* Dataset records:
^^^^^^^^

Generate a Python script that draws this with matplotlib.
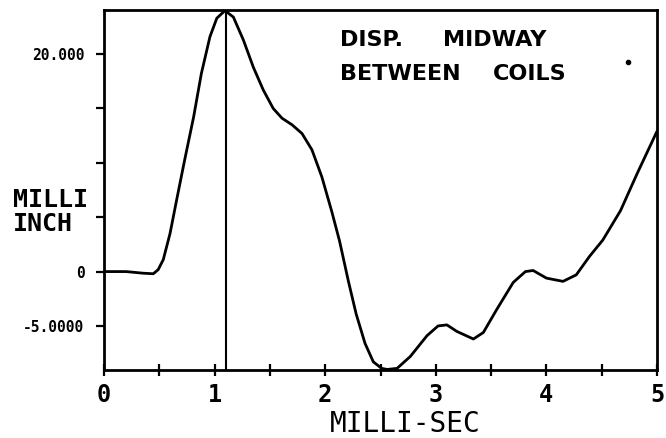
import matplotlib.pyplot as plt
import numpy as np

# time in milli-sec, displacement in milli-inch
t = [0.0, 0.2, 0.355, 0.446, 0.49, 0.536, 0.597, 0.657, 0.73, 0.81, 0.88,
     0.958, 1.02, 1.094, 1.17, 1.26, 1.35, 1.44, 1.53, 1.61, 1.70, 1.79,
     1.88, 1.97, 2.06, 2.13, 2.21, 2.28, 2.36, 2.435, 2.51, 2.56, 2.65,
     2.77, 2.92, 3.02, 3.10, 3.19, 3.34, 3.43, 3.55, 3.70, 3.81, 3.88,
     4.00, 4.15, 4.27, 4.39, 4.51, 4.67, 4.82, 5.0]
disp = [0.0, 0.0, -0.15, -0.2, 0.18, 1.1, 3.5, 6.6, 10.3, 14.2, 18.2,
        21.6, 23.3, 24.0, 23.4, 21.3, 18.8, 16.7, 15.0, 14.1, 13.5, 12.7,
        11.2, 8.7, 5.5, 2.8, -0.9, -3.9, -6.6, -8.3, -8.9, -9.0, -8.9,
        -7.8, -5.9, -5.0, -4.9, -5.5, -6.2, -5.6, -3.5, -1.0, 0.0, 0.1,
        -0.6, -0.9, -0.3, 1.4, 2.9, 5.6, 9.0, 12.9]

peak_t = 1.1
yticks = [-5, 0, 5, 10, 15, 20]
ytick_labels = ["-5.0000", "0", "", "", "", "20.000"]
xticks = [0, 1, 2, 3, 4, 5]

# annotation words: (text, x, y)
note_words = [("DISP.", 2.134, 21.3), ("MIDWAY", 3.065, 21.3),
              ("BETWEEN", 2.134, 18.2), ("COILS", 3.517, 18.2)]

mono = "DejaVu Sans Mono"

fig = plt.figure(figsize=(6.66, 4.38), dpi=100)
ax = fig.add_axes([104 / 666, 1 - 370 / 438, 553 / 666, 360.5 / 438])

ax.plot(t, disp, color="black", lw=2.0, solid_capstyle="round",
        solid_joinstyle="round")
ax.axvline(peak_t, color="black", lw=1.5)

ax.set_xlim(0, 5)
ax.set_ylim(-9.05, 24.1)

ax.set_xticks(xticks)
ax.set_xticklabels([str(x) for x in xticks], family=mono, fontsize=17,
                   fontweight="bold")
ax.set_xticks(np.arange(0.5, 5, 1.0), minor=True)
ax.set_yticks(yticks)
ax.set_yticklabels(ytick_labels, family=mono, fontsize=10.5, fontweight="bold")
ax.tick_params(axis="x", which="both", direction="inout", length=8, width=1.6, pad=5)
ax.tick_params(axis="y", which="both", direction="out", length=6, width=1.6, pad=8)

for s in ax.spines.values():
    s.set_linewidth(2.0)

fig.text(405 / 666, 1 - 424 / 438, "MILLI-SEC", family=mono, fontsize=20,
         ha="center", va="center")
fig.text(13 / 666, 1 - 212 / 438, "MILLI\nINCH", family=mono, fontsize=18,
         fontweight="bold", ha="left", va="center", linespacing=1.0)

for word, wx, wy in note_words:
    ax.text(wx, wy, word, fontsize=16, fontweight="bold", ha="left", va="center")
ax.plot([4.74], [19.3], "o", color="black", ms=3)

plt.savefig("out.png", dpi=100)
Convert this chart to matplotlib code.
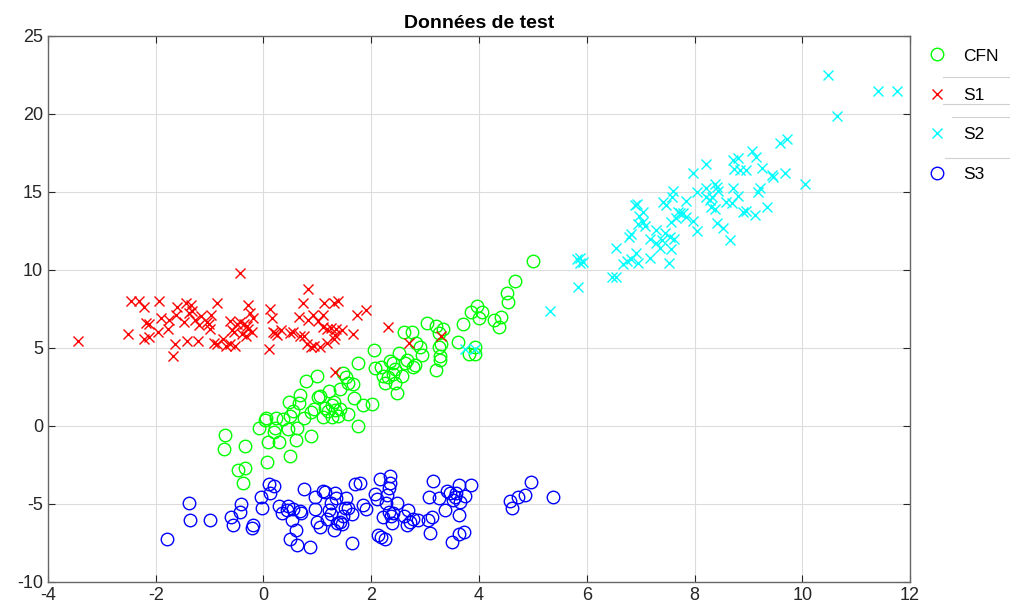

^^^^^^^^

* GIVEN REQUEST:
Leave the pictures out, and transcribe each of the records exactly.

* IN RESPONSE:
Generate a Python script that draws this with matplotlib.
import matplotlib.pyplot as plt
import numpy as np

# time in milli-sec, displacement in milli-inch
t = [0.0, 0.2, 0.355, 0.446, 0.49, 0.536, 0.597, 0.657, 0.73, 0.81, 0.88,
     0.958, 1.02, 1.094, 1.17, 1.26, 1.35, 1.44, 1.53, 1.61, 1.70, 1.79,
     1.88, 1.97, 2.06, 2.13, 2.21, 2.28, 2.36, 2.435, 2.51, 2.56, 2.65,
     2.77, 2.92, 3.02, 3.10, 3.19, 3.34, 3.43, 3.55, 3.70, 3.81, 3.88,
     4.00, 4.15, 4.27, 4.39, 4.51, 4.67, 4.82, 5.0]
disp = [0.0, 0.0, -0.15, -0.2, 0.18, 1.1, 3.5, 6.6, 10.3, 14.2, 18.2,
        21.6, 23.3, 24.0, 23.4, 21.3, 18.8, 16.7, 15.0, 14.1, 13.5, 12.7,
        11.2, 8.7, 5.5, 2.8, -0.9, -3.9, -6.6, -8.3, -8.9, -9.0, -8.9,
        -7.8, -5.9, -5.0, -4.9, -5.5, -6.2, -5.6, -3.5, -1.0, 0.0, 0.1,
        -0.6, -0.9, -0.3, 1.4, 2.9, 5.6, 9.0, 12.9]

peak_t = 1.1
yticks = [-5, 0, 5, 10, 15, 20]
ytick_labels = ["-5.0000", "0", "", "", "", "20.000"]
xticks = [0, 1, 2, 3, 4, 5]

# annotation words: (text, x, y)
note_words = [("DISP.", 2.134, 21.3), ("MIDWAY", 3.065, 21.3),
              ("BETWEEN", 2.134, 18.2), ("COILS", 3.517, 18.2)]

mono = "DejaVu Sans Mono"

fig = plt.figure(figsize=(6.66, 4.38), dpi=100)
ax = fig.add_axes([104 / 666, 1 - 370 / 438, 553 / 666, 360.5 / 438])

ax.plot(t, disp, color="black", lw=2.0, solid_capstyle="round",
        solid_joinstyle="round")
ax.axvline(peak_t, color="black", lw=1.5)

ax.set_xlim(0, 5)
ax.set_ylim(-9.05, 24.1)

ax.set_xticks(xticks)
ax.set_xticklabels([str(x) for x in xticks], family=mono, fontsize=17,
                   fontweight="bold")
ax.set_xticks(np.arange(0.5, 5, 1.0), minor=True)
ax.set_yticks(yticks)
ax.set_yticklabels(ytick_labels, family=mono, fontsize=10.5, fontweight="bold")
ax.tick_params(axis="x", which="both", direction="inout", length=8, width=1.6, pad=5)
ax.tick_params(axis="y", which="both", direction="out", length=6, width=1.6, pad=8)

for s in ax.spines.values():
    s.set_linewidth(2.0)

fig.text(405 / 666, 1 - 424 / 438, "MILLI-SEC", family=mono, fontsize=20,
         ha="center", va="center")
fig.text(13 / 666, 1 - 212 / 438, "MILLI\nINCH", family=mono, fontsize=18,
         fontweight="bold", ha="left", va="center", linespacing=1.0)

for word, wx, wy in note_words:
    ax.text(wx, wy, word, fontsize=16, fontweight="bold", ha="left", va="center")
ax.plot([4.74], [19.3], "o", color="black", ms=3)

plt.savefig("out.png", dpi=100)
Convert this chart to matplotlib code.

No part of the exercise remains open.